Diplomasi

Keanggotaan Indonesia di BRICS guncang keseimbangan ASEAN

Masuknya Indonesia ke BRICS menimbulkan riak di seluruh Asia Tenggara, mengungkap perpecahan yang semakin dalam di ASEAN.

(Kiri ke kanan) Menlu Rusia Sergey Lavrov, Putra Mahkota Abu Dhabi Syekh Khaled bin Mohamed bin Zayed Al Nahyan, Presiden Indonesia Prabowo Subianto, Presiden Afrika Selatan Cyril Ramaphosa, Presiden Brasil Luiz Inacio Lula da Silva, PM India Narendra Modi, PM Tiongkok Li Qiang, PM Etiopia Abiy Ahmed, PM Mesir Mostafa Madbouly, dan Menlu Iran Abbas Araghchi berfoto bersama di KTT BRICS di Rio de Janeiro, Brasil, pada 6 Juli. [Pablo Porciuncula/AFP]
(Kiri ke kanan) Menlu Rusia Sergey Lavrov, Putra Mahkota Abu Dhabi Syekh Khaled bin Mohamed bin Zayed Al Nahyan, Presiden Indonesia Prabowo Subianto, Presiden Afrika Selatan Cyril Ramaphosa, Presiden Brasil Luiz Inacio Lula da Silva, PM India Narendra Modi, PM Tiongkok Li Qiang, PM Etiopia Abiy Ahmed, PM Mesir Mostafa Madbouly, dan Menlu Iran Abbas Araghchi berfoto bersama di KTT BRICS di Rio de Janeiro, Brasil, pada 6 Juli. [Pablo Porciuncula/AFP]

Oleh Qu Qiaoxi |

Kehadiran Presiden Indonesia Prabowo Subianto di Konferensi Tingkat Tinggi (KTT) BRICS di Brasil pada bulan Juli -- pertama kali sebagai anggota penuh -- memicu kecemasan pergeseran politik global di Asia Tenggara.

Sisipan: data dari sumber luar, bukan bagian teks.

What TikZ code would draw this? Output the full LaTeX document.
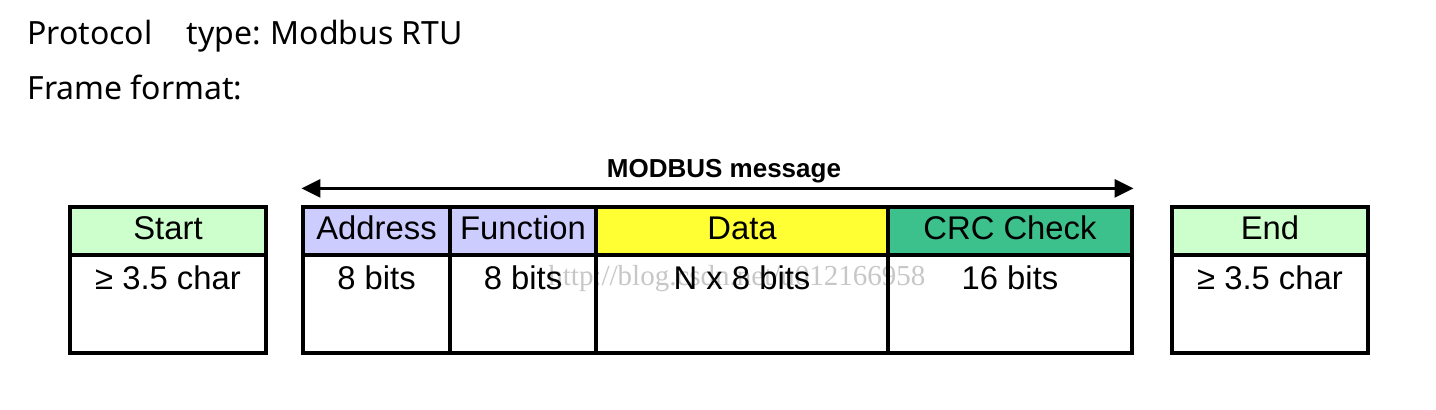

Pada 7 Januari, Indonesia menjadi negara ASEAN pertama yang bergabung secara resmi dengan BRICS, blok antarpemerintah yang beranggotakan negara-negara Global South.

Keikutsertaan Prabowo di KTT itu mengisyaratkan semakin dekatnya Indonesia dengan BRICS, yang didirikan 2009 oleh Brasil, Rusia, India, dan Tiongkok, disusul Afrika Selatan tahun berikutnya.

Dalam beberapa tahun terakhir ini, Mesir, Etiopia, Iran, Uni Emirat Arab, dan Indonesia ikut bergabung, sehingga jumlah anggota saat ini menjadi 10.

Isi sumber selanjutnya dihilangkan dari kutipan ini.